Edited on Thu Jan-17-08 05:29 PM by jmg257
OK. Make committing crimes illegal? OK. We ALL agree 100%.

You do agree it happens anyway, despite all these existing laws. And WHO says it doesn't count? Count for what?...there are alot of criminals who get & use guns illegally - despite 1000s of laws in place to prevent it? Well, NO kidding! THEY ARE CRIMINALS!...by their very definition they break the law!

You REALLY aren't convincing me that I should give up my right to arms for defense - in fact just the opposite.


"If cowardly and dishonorable men sometimes shoot unarmed men with army pistols or guns, the evil must be prevented by the penitentiary and gallows, and not by a general deprivation of a constitutional privilege." - Arkansas Supreme Court, 1878


From the article: "The men pleaded guilty to conspiracy to deal in firearms without a license and were sentenced last summer to about two years in prison."

What do you think - is that enough of a penalty to serve as a deterent?

Did they happen to find out who was buying the guns? If S. Florida is anything like New Haven, they probaly found results similiar to these:


"In the Summer of 1999, the New Haven Gun Project implemented several new strategies to attack violent gun crime in the City of New Haven.
The selection of strategies relied in significant part on extensive research into the specific nature and dimensions of incidents of murder, assault with a firearm, armed robbery, the unlawful firing of firearms and unlawful firearm possession. ...

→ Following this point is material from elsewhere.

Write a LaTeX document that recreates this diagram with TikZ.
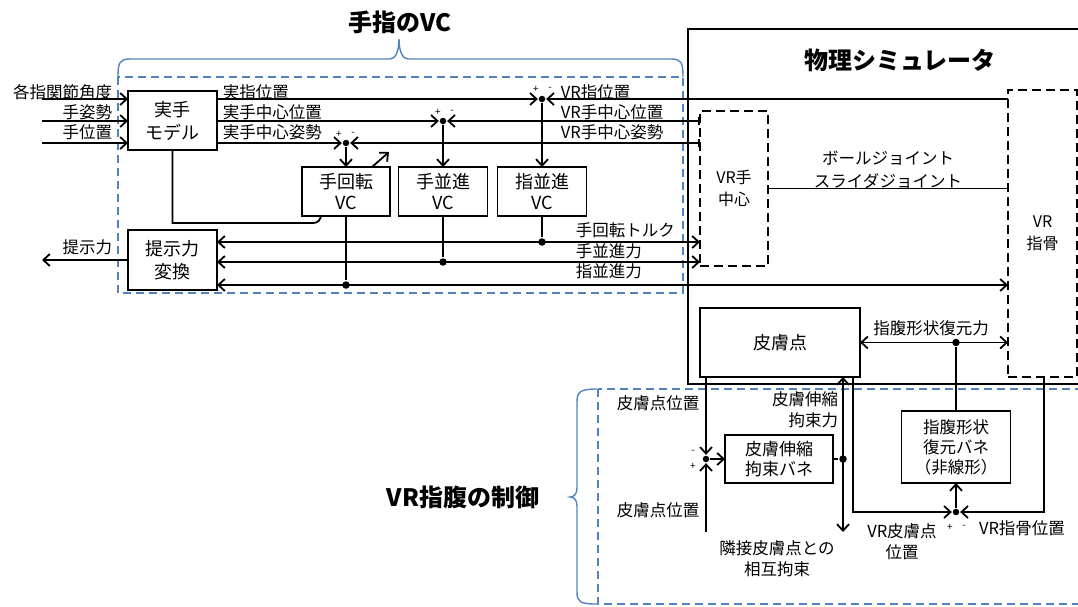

Some of the data presented included:
*A large percentage of offenders and victims were 15-21 years of age.
*Most offenders had serious criminal histories.
*One fifth of offenders had been arrested for a prior gun offense, and three-fifths had a history of drug charges.
*Over one third of the offenders were on probation at the time of the new gun-related offense.
*Approximately one-third of offenders or victims associated with murders and armed assaults were members of neighborhood "groups" believed to be involved in other illegal activities."


Seems maybe guns aren't the problem.